The Nonbelievers' Beliefs

Have you ever had a religious person tell you that there is no good without God? Most atheists I know have heard that sort of nonsense time and again, even from family and friends. That sentiment was the impetus behind The Nonbelievers' Beliefs, a short film that I produced with Scott Carnegie.

The Nonbelievers' Beliefs premiered at the second annual MASH Film Festival at the Park Theatre in Winnipeg. The film is available for free on YouTube in high definition, and is also embedded below.

We cut about five hours of footage down to just under twelve minutes. Scott did an amazing job with the editing, and although I'm sorry that we had to make so many cuts I'm very pleased with the result.

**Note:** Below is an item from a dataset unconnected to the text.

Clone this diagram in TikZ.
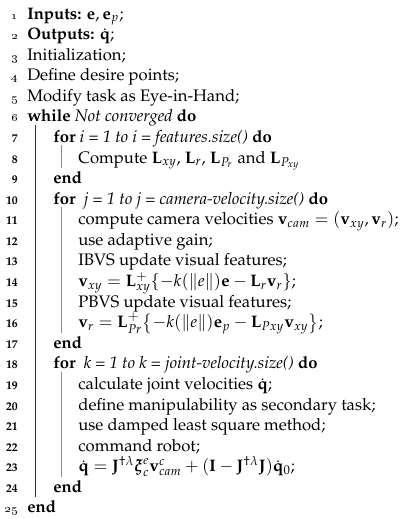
\documentclass[tikz,border=0pt]{standalone}
\usepackage[T1]{fontenc}
\usepackage{mathpazo}
\usepackage{amsmath}
\begin{document}
\begin{tikzpicture}[x=0.6pt,y=-0.6pt,
  lnum/.style={anchor=base east,font=\scriptsize,inner sep=0pt},
  txt/.style={anchor=base west,inner sep=0pt},
  barone/.style={draw=black!80,line width=0.6pt},
  bartwo/.style={draw=black!45,line width=0.6pt}]
\useasboundingbox (0,0) rectangle (404,519);
% line numbers
\foreach \i in {1,...,6,25}{
  \pgfmathsetmacro\yy{19+(\i-1)*20.58}
  \node[lnum] (n\i) at (18,\yy) {\oldstylenums{\i}};
}
\foreach \i in {7,...,24}{
  \pgfmathsetmacro\yy{19+(\i-1)*20.58}
  \node[lnum,font=\scriptsize\bfseries] (n\i) at (18,\yy) {\i};
}
\newcommand\lvlx[1]{\ifcase#1 27\or 53\or 78\fi}
\newcommand\algline[3]{%
  \pgfmathsetmacro\yy{19+(#1-1)*20.58}%
  \node[txt] (l#1) at (\lvlx{#2},\yy) {#3};}
\algline{1}{0}{\textbf{Inputs:} $\mathbf{e},\mathbf{e}_p$;}
\algline{2}{0}{\textbf{Outputs:} $\dot{\mathbf{q}}$;}
\algline{3}{0}{Initialization;}
\algline{4}{0}{Define desire points;}
\algline{5}{0}{Modify task as Eye-in-Hand;}
\algline{6}{0}{\textbf{while} \textit{Not converged} \textbf{do}}
\algline{7}{1}{\textbf{for} \textit{i = 1 to i = features.size()} \textbf{do}}
\algline{8}{2}{Compute $\mathbf{L}_{xy}$, $\mathbf{L}_r$, $\mathbf{L}_{P_r}$ and $\mathbf{L}_{P_{xy}}$}
\algline{9}{1}{\textbf{end}}
\algline{10}{1}{\textbf{for}\ \ \textit{j = 1 to j = camera-velocity.size()} \textbf{do}}
\algline{11}{2}{compute camera velocities $\mathbf{v}_{cam}=(\mathbf{v}_{xy},\mathbf{v}_r)$;}
\algline{12}{2}{use adaptive gain;}
\algline{13}{2}{IBVS update visual features;}
\algline{14}{2}{$\mathbf{v}_{xy}=\mathbf{L}_{xy}^{+}\{-k(\|e\|)\mathbf{e}-\mathbf{L}_r\mathbf{v}_r\}$;}
\algline{15}{2}{PBVS update visual features;}
\algline{16}{2}{$\mathbf{v}_r=\mathbf{L}_{Pr}^{+}\bigl\{-k(\|e\|)\mathbf{e}_p-\mathbf{L}_{Pxy}\mathbf{v}_{xy}\bigr\}$;}
\algline{17}{1}{\textbf{end}}
\algline{18}{1}{\textbf{for}\ \ \textit{k = 1 to k = joint-velocity.size()} \textbf{do}}
\algline{19}{2}{calculate joint velocities $\dot{\mathbf{q}}$;}
\algline{20}{2}{define manipulability as secondary task;}
\algline{21}{2}{use damped least square method;}
\algline{22}{2}{command robot;}
\algline{23}{2}{$\dot{\mathbf{q}}=\mathbf{J}^{\dagger\lambda}\boldsymbol{\xi}_c^e\mathbf{v}_{cam}^c+(\mathbf{I}-\mathbf{J}^{\dagger\lambda}\mathbf{J})\dot{\mathbf{q}}_0$;}
\algline{24}{1}{\textbf{end}}
\algline{25}{0}{\textbf{end}}
% block bars
\coordinate (b1s) at (35,{19+5*20.58+3});
\coordinate (b1e) at (35,{19+23*20.58+5});
\draw[barone] (b1s) -- (b1e);
\coordinate (b2s) at (61.5,{19+6*20.58+3});
\coordinate (b2e) at (61.5,{19+7*20.58+5});
\draw[bartwo] (b2s) -- (b2e);
\coordinate (b3s) at (61.5,{19+9*20.58+3});
\coordinate (b3e) at (61.5,{19+15*20.58+5});
\draw[bartwo] (b3s) -- (b3e);
\coordinate (b4s) at (61.5,{19+17*20.58+3});
\coordinate (b4e) at (61.5,{19+22*20.58+5});
\draw[bartwo] (b4s) -- (b4e);
\end{tikzpicture}
\end{document}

With one exception, all of the interviews were filmed in Winnipeg. PZ Myers, our surprise special guest, was the only exception: Scott and I (and Ashlyn, our production assistant) hopped in Scott's car and drove eight hours down to Morris to interview him, and after our half-hour chat we got back in the car and drove the eight hours back. PZ was very generous with his time, and we really appreciate his help with this project. He was even kind enough to sign my Bible! Thanks, PZ!

And thank you to everyone else who participated in this project. Your reward is that you now have a PZ Number of 1.

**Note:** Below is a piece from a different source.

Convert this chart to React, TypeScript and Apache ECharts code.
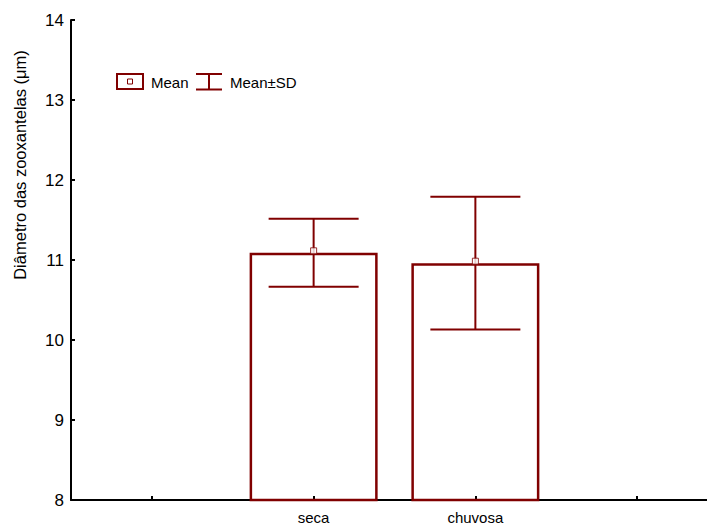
import React, { useEffect, useRef } from "react";
import * as echarts from "echarts";

// Category slots: outer slots are empty padding positions on the axis
const categories = ["", "seca", "chuvosa", ""];
const means = [null, 11.09, 10.96, null];
const sds = [null, 0.425, 0.83, null];
const yTicks = [8, 9, 10, 11, 12, 13, 14];

const DARK_RED = "#800000";
const FONT = "Liberation Sans, Arial, sans-serif";

export default function App() {
  const ref = useRef<HTMLDivElement>(null);

  useEffect(() => {
    if (!ref.current) return;
    const chart = echarts.init(ref.current, undefined, { renderer: "svg" });

    const errData = means
      .map((m, i) => (m == null ? null : [i, (m as number) - (sds[i] as number), (m as number) + (sds[i] as number)]))
      .filter((d) => d != null) as number[][];
    const meanData = means
      .map((m, i) => (m == null ? null : [i, m]))
      .filter((d) => d != null) as number[][];

    chart.setOption({
      animation: false,
      backgroundColor: "#ffffff",
      textStyle: { fontFamily: FONT },
      grid: { left: 71, right: 0, top: 20, bottom: 26, containLabel: false },
      xAxis: {
        type: "category",
        data: categories,
        boundaryGap: true,
        axisLine: { show: true, lineStyle: { color: "#000", width: 2 } },
        axisTick: { show: true, inside: true, length: 4, alignWithLabel: true, lineStyle: { color: "#000", width: 2 } },
        axisLabel: { color: "#000", fontSize: 15, margin: 10, fontFamily: FONT },
        splitLine: { show: false },
      },
      yAxis: {
        type: "value",
        min: yTicks[0],
        max: yTicks[yTicks.length - 1],
        interval: 1,
        axisLine: { show: true, lineStyle: { color: "#000", width: 2 } },
        axisTick: { show: true, inside: true, length: 4, lineStyle: { color: "#000", width: 2 } },
        axisLabel: { color: "#000", fontSize: 17, margin: 7, fontFamily: FONT },
        splitLine: { show: false },
      },
      series: [
        {
          type: "bar",
          data: means,
          barWidth: 128,
          itemStyle: { color: "rgba(255,255,255,0)", borderColor: DARK_RED, borderWidth: 2.5 },
          silent: true,
        },
        {
          type: "custom",
          data: errData,
          renderItem: (params: any, api: any) => {
            const x = api.coord([api.value(0), api.value(1)])[0];
            const yLow = api.coord([api.value(0), api.value(1)])[1];
            const yHigh = api.coord([api.value(0), api.value(2)])[1];
            const half = 45;
            const style = { stroke: DARK_RED, lineWidth: 2, fill: null };
            return {
              type: "group",
              children: [
                { type: "line", shape: { x1: x, y1: yLow, x2: x, y2: yHigh }, style },
                { type: "line", shape: { x1: x - half, y1: yHigh, x2: x + half, y2: yHigh }, style },
                { type: "line", shape: { x1: x - half, y1: yLow, x2: x + half, y2: yLow }, style },
              ],
            };
          },
          z: 3,
        },
        {
          type: "scatter",
          data: meanData,
          symbol: "rect",
          symbolSize: 6,
          symbolOffset: [0, -2],
          itemStyle: { color: "#ffffff", borderColor: DARK_RED, borderWidth: 1 },
          z: 4,
        },
      ],
      graphic: [
        {
          type: "text",
          x: 20,
          y: 165,
          rotation: Math.PI / 2,
          style: {
            text: "Diâmetro das zooxantelas (μm)",
            fontSize: 16.5,
            fontFamily: FONT,
            fill: "#000",
            align: "center",
            verticalAlign: "middle",
          },
        },
        {
          type: "rect",
          shape: { x: 117, y: 74, width: 26, height: 15 },
          style: { fill: "#fff", stroke: DARK_RED, lineWidth: 2 },
        },
        {
          type: "rect",
          shape: { x: 127.5, y: 79, width: 5, height: 5 },
          style: { fill: "#fff", stroke: DARK_RED, lineWidth: 1 },
        },
        {
          type: "text",
          x: 151,
          y: 82,
          style: { text: "Mean", fontSize: 15, fontFamily: FONT, fill: "#000", verticalAlign: "middle" },
        },
        {
          type: "line",
          shape: { x1: 196, y1: 74, x2: 222, y2: 74 },
          style: { stroke: DARK_RED, lineWidth: 2 },
        },
        {
          type: "line",
          shape: { x1: 196, y1: 89.5, x2: 222, y2: 89.5 },
          style: { stroke: DARK_RED, lineWidth: 2 },
        },
        {
          type: "line",
          shape: { x1: 209, y1: 74, x2: 209, y2: 89.5 },
          style: { stroke: DARK_RED, lineWidth: 2 },
        },
        {
          type: "text",
          x: 230,
          y: 82,
          style: { text: "Mean±SD", fontSize: 15, fontFamily: FONT, fill: "#000", verticalAlign: "middle" },
        },
      ],
    });

    return () => chart.dispose();
  }, []);

  // The plotting area runs slightly past the right edge of the window
  return (
    <div
      ref={ref}
      style={{ position: "fixed", left: 0, top: 0, width: 718, height: 526, background: "#fff" }}
    />
  );
}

Addendum: It's worth noting that the film didn't explore as much of the philosophical underpinnings of ethics as I would have liked it to. Several of our interviewees discussed nontheistic ethical philosophies (such as Act Utilitarianism) and others discussed how we arrive at our values. We had to keep things short, however, so Scott settled on the "empathy and compassion" theme that you see above. I think that it works wonderfully.

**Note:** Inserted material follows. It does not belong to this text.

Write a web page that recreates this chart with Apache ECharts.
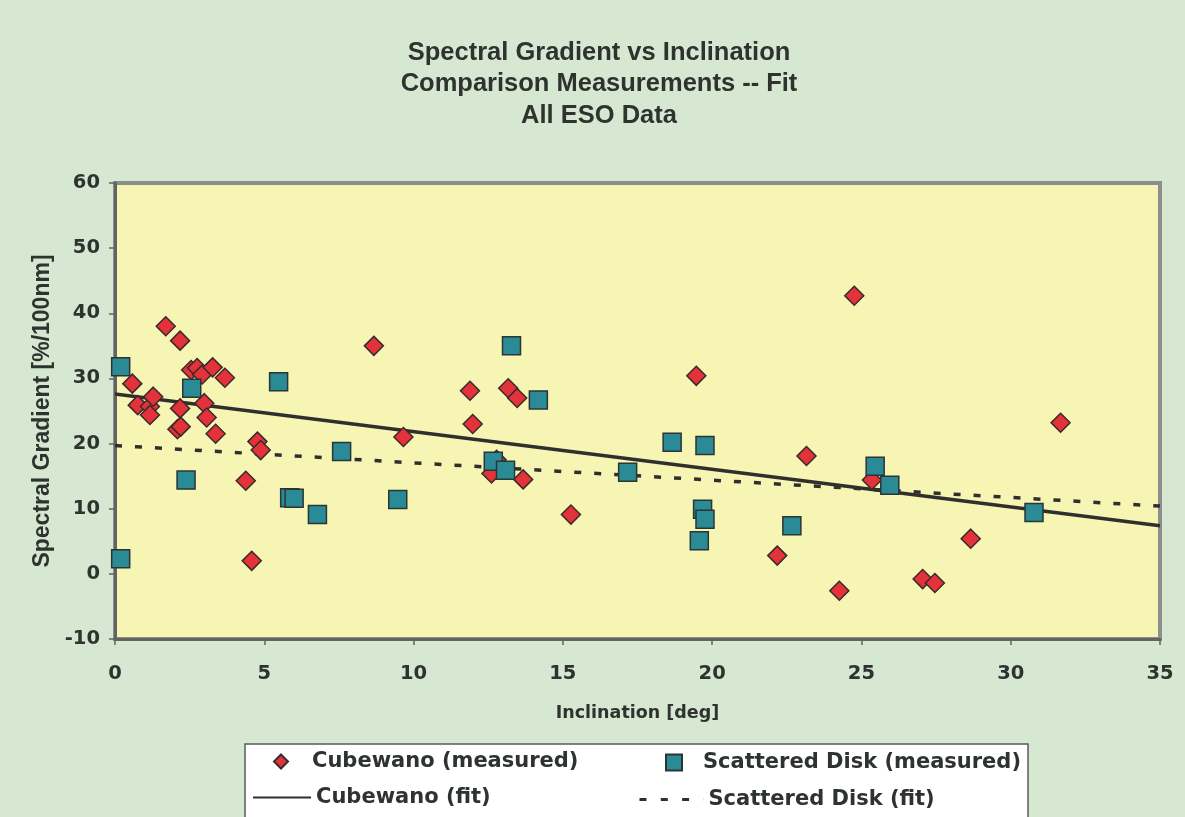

On a completely unrelated note, I should mention that I spent much of my time on the drive down to Morris worrying about whether I should call Professor Myers "PeeZee" (the standard American pronunciation) or "PeeZed" (the standard Commonwealth pronunciation). On the one hand, it's two letters, and I pronounce the letter Z "zed"; on the other, it's PZ's name. The practical upshot of all of this was that I don't think I actually referred to him by name even once while we were there, which is a shame.